In block 302, a set of clusters of person records is determined
from a data source that includes the person records, where the
person records include attributes and person identifiers that
correspond to the attributes. As discussed above, a person
identifier may be a name, identification number (e.g., employee
number, social security number, etc.), or other key that can be
used to uniquely identify a person. In some embodiments, the
determining in block 302 includes determining a set of clusters of
person records that include attributes that are based on a
lightweight directory access protocol (LDAP), a listing of project
involvement, a listing of authoring of articles or publications,
past or current team membership of employees, or a frequency of
emailing or short-term (ST) conversations between employees. In
some embodiments, the determining in block 302 includes determining
a set of person records that are obtained from a data source such
as a lightweight directory access protocol (LDAP) directory, a
listing of project involvement, a listing of authoring of articles
or publications, a listing of past or current team membership of
employees, or a listing of a frequency of emailing or short-term
conversations between employees.
[0016] In block 304, memberships of the person records to the
clusters are determined based on a correlation of the attributes
across the person records. In some embodiments, determining the set
of clusters (i.e., in block 302) and determining the memberships
(i.e., in block 304) includes executing (performing, conducting,
etc.) a clustering algorithm (clustering analysis, data clustering,
etc.) such as a K-means, Fuzzy C-means, Hierarchical, or Mixture of
Gaussians clustering algorithm on the data source. For example, in
the case of an company LDAP data source, the resulting clusters
will each contain a set of people (e.g., identified by their names)

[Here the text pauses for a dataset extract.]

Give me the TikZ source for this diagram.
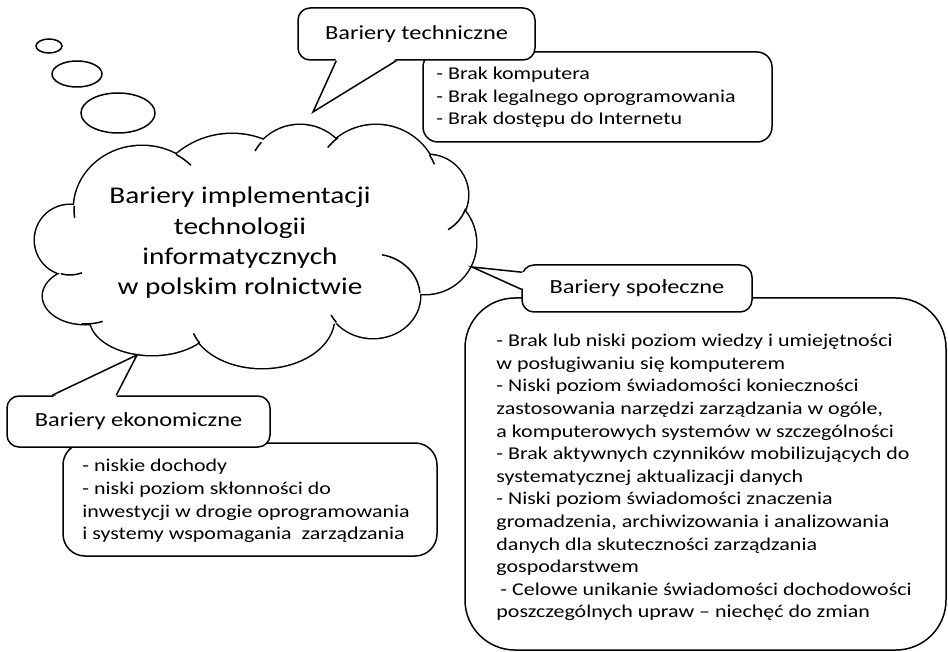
\documentclass[tikz,border=0pt]{standalone}
\usepackage{fontspec}
\setmainfont{Carlito}[FakeStretch=1.22]
\usetikzlibrary{calc}

\tikzset{
    line/.style={line width=1.5pt},
    titlebox/.style={draw, line width=1.5pt, fill=white, rounded corners=12pt,
        inner sep=0pt, font=\fontsize{20}{24}\selectfont},
    listbox/.style={draw, line width=1.5pt, fill=white, inner sep=0pt},
    listtext/.style={align=left, inner sep=0pt, anchor=west,
        font=\fontsize{18}{22.6}\selectfont},
}

\begin{document}
\begin{tikzpicture}[x=1pt,y=-1pt]
    % 画布
    \useasboundingbox (0,0) rectangle (948,652);

    % 思考气泡的小椭圆
    \draw[line] (49,46) ellipse[x radius=13, y radius=7];
    \draw[line] (77,74) ellipse[x radius=25, y radius=13];
    \draw[line] (118,113) ellipse[x radius=37, y radius=20];

    % 云朵: 粗轮廓后白色填充
    \foreach \cx/\cy/\rx/\ry in {142/209/68/63, 70/240/35/35, 85/296/42/28,
        152/318/62/37, 262/318/72/50, 373/296/47/42, 425/243/51/51,
        428/195/40/40, 376/188/63/63, 300/177/52/52, 232/220/86/86}
        \draw[line width=3pt] (\cx,\cy) ellipse[x radius=\rx, y radius=\ry];
    \foreach \cx/\cy/\rx/\ry in {142/209/68/63, 70/240/35/35, 85/296/42/28,
        152/318/62/37, 262/318/72/50, 373/296/47/42, 425/243/51/51,
        428/195/40/40, 376/188/63/63, 300/177/52/52, 232/220/86/86,
        270/245/170/85, 100/265/16/16}
        \fill[white] (\cx,\cy) ellipse[x radius=\rx, y radius=\ry];

    % 云朵内部的短弧
    \foreach \cx/\cy/\rx/\ry/\a/\b in {142/209/68/63/183/172, 142/209/68/63/-60/-44,
        300/177/52/52/222/210, 376/188/63/63/233/220, 376/188/63/63/-32/-22,
        428/195/40/40/20/60, 373/296/47/42/-4/-79, 373/296/47/42/141/153,
        262/318/72/50/150/162, 85/296/42/28/95/65, 70/240/35/35/105/70}
        \draw[line] (\cx,\cy) ++({\rx*cos(\a)},{\ry*sin(\a)})
            arc[start angle=\a, end angle=\b, x radius=\rx, y radius=\ry];

    % 云朵中的标题
    \node[align=center, font=\fontsize{24}{30.3}\selectfont] (cloudtext) at (240,243)
        {Bariery implementacji\\ technologii\\ informatycznych\\ w polskim rolnictwie};

    % 技术障碍
    \node[listbox, rounded corners=15pt, minimum width=349pt, minimum height=90pt]
        (techbox) at (597.5,97) {};
    \node[listtext] (techtext) at ($(techbox.west)+(14,0.5)$)
        {- Brak komputera\\ - Brak legalnego oprogramowania\\ - Brak dostępu do Internetu};
    \node[titlebox, minimum width=237pt, minimum height=52pt] (tech) at (416.5,34)
        {Bariery techniczne};
    \coordinate (techtip) at (313,112);
    \fill[white] ($(tech.south west)+(39,-2)$) -- (techtip) -- ($(tech.south west)+(99,-2)$) -- cycle;
    \draw[line] ($(tech.south west)+(39,0)$) -- (techtip) -- ($(tech.south west)+(99,0)$);

    % 社会障碍
    \node[listbox, rounded corners=50pt, minimum width=481pt, minimum height=352pt]
        (socialbox) at (705.5,474) {};
    \node[listtext] (socialtext) at ($(socialbox.west)+(32,3.5)$)
        {- Brak lub niski poziom wiedzy i umiejętności\\
         w posługiwaniu się komputerem\\
         - Niski poziom świadomości konieczności\\
         zastosowania narzędzi zarządzania w ogóle,\\
         a komputerowych systemów w szczególności\\
         - Brak aktywnych czynników mobilizujących do\\
         systematycznej aktualizacji danych\\
         - Niski poziom świadomości znaczenia\\
         gromadzenia, archiwizowania i analizowania\\
         danych dla skuteczności zarządzania\\
         gospodarstwem\\
         \hspace*{4pt}- Celowe unikanie świadomości dochodowości\\
         poszczególnych upraw -- niechęć do zmian};
    \node[titlebox, minimum width=230pt, minimum height=47pt] (social) at (637,288.5)
        {Bariery społeczne};
    \coordinate (socialtip) at (472,267);
    \fill[white] ($(social.north west)+(3,8)$) -- (socialtip) -- ($(social.north west)+(3,25)$) -- cycle;
    \draw[line] ($(social.north west)+(1,8)$) -- (socialtip) -- ($(social.north west)+(0,25)$);

    % 经济障碍
    \node[listbox, rounded corners=22pt, minimum width=374pt, minimum height=113pt]
        (econbox) at (250,499.5) {};
    \node[listtext] (econtext) at ($(econbox.west)+(20,1.5)$)
        {- niskie dochody\\ - niski poziom skłonności do\\
         inwestycji w drogie oprogramowania\\ i systemy wspomagania\ \ zarządzania};
    \node[titlebox, minimum width=263pt, minimum height=51pt] (econ) at (138.5,421.5)
        {Bariery ekonomiczne};
    \coordinate (econtip) at (137,355);
    \fill[white] ($(econ.north west)+(46,2)$) -- (econtip) -- ($(econ.north west)+(110,2)$) -- cycle;
    \draw[line] ($(econ.north west)+(46,0)$) -- (econtip) -- ($(econ.north west)+(110,0)$);

\end{tikzpicture}
\end{document}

who have more in common with each other than they have with others
in the company, where commonality is defined by the attributes from
the company LDAP data source and/or other sources (such as those
discussed for block 302). Furthermore, e.g., each cluster may be a
table, or two or more clusters may be included in a common table.
Additionally, in some embodiments, determining the set of clusters
and determining the memberships is conducted offline (e.g., other
than real-time or during runtime) and/or is periodically repeated
to update the clusters and the memberships.
[0017] In some embodiments, determining the set of clusters (i.e.,
in block 302) and determining the memberships (i.e., in block 304)
may be performed in advance (e.g., a predetermining). Furthermore,
in some embodiments (such as the foregoing), the determined
clusters and memberships can be stored for future searches. For
example, the clusters and memberships may be stored on one or more
servers (e.g., computer(s) 130), on one or more clients (e.g.,
computer 102 and/or computer(s) 130), or in any other accessible
manner.
[0018] In block 306, the person identifiers of the person records
in the memberships are searched for matches to existing person
identifiers in a distribution list. For example, the person
identifiers may be searched for matches according to one or more
known methods. In block 308, for the memberships that include
person identifiers that are matches to the existing person
identifiers, other person identifiers from these memberships are
suggested to be added to the existing person identifiers in the
distribution list (e.g., 206) to extend the distribution list
(e.g., 208). In some embodiments, other person identifiers are
suggested from the memberships that most include matches to the
existing person identifiers.
[0019] In some embodiments, the person identifiers in the
memberships are searched for matches to existing person identifiers
(e.g., in block 306) in a distribution list of an electronic
messaging (e.g., email, chat, texting, etc.), scheduling (e.g., for
meetings, conferences, etc.), or collaboration (e.g., team spaces)
item. For example, in the case of an email item, at runtime, when
an email client user is sending an email and has entered the names
of a small number of known experts (e.g., two or more) in a
distribution list field (e.g., a "To", "Cc", etc. field), the email
client (e.g., computer 102) can then automatically search existing
clusters and find out which clusters, if any, contain the names of
these same experts. If such a cluster is found, then the email
client will suggest names of other members of that same cluster. If
the user-entered names span more than one cluster, the email client
will suggest a combined list of the names of members of these
clusters. By utilizing clustering, storage and runtime needs are
noticeably reduced, making the operability described by method 300
executable by, e.g., desktop machines and smaller client
devices.
[0020] Exemplary computer system 100, computer 102, and diagram 200
are illustrated and described with respect to various components,
modules, etc. for exemplary purposes. It should be understood that
other variations, combinations, or integrations of such elements
that provide the same features, functions, etc. are included within
the scope of embodiments of the invention.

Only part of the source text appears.